In addition to hiring private contractors to kill wolves, Senate Bill 1211 would allow hunters and trappers to kill an unlimited number of wolves, run down wolves with ATVs and snowmobiles, and trap year-round on all private land across the state. The bill will also increase annual funds for wolf killing by the Idaho Wolf Depredation Control Board from $110,000 to $300,000. Created in 2014, the Board uses taxpayer dollars and other funds to kill wolves.

Bill proponents assert that wolves kill too many elk and livestock. But wolves kill less than a fraction of 1% of Idaho’s livestock annually, and elk population numbers are above management objectives in most of the state.

As a result of today’s 58-11 approval, Gov. Brad Little must decide whether to sign the bill into law or veto it.
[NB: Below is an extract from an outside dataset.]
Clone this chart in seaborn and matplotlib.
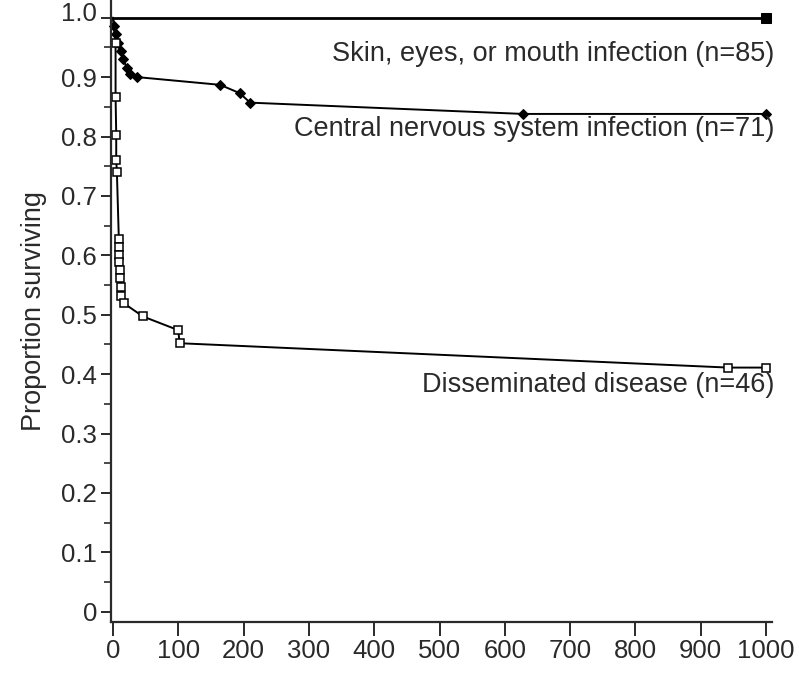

If this bill is signed into law, the Center will be considering next steps to protect Idaho’s wolves and wildlife, which may include legal action.

“Governor Little must veto this cruel and disastrous bill,” said Zaccardi. “Idaho’s state wildlife agency should be allowed to continue to manage wolves, not anti-wolf legislators dead set on exterminating the state’s wolves. We’re going to do everything we can to fight for the survival of wolves in Idaho.”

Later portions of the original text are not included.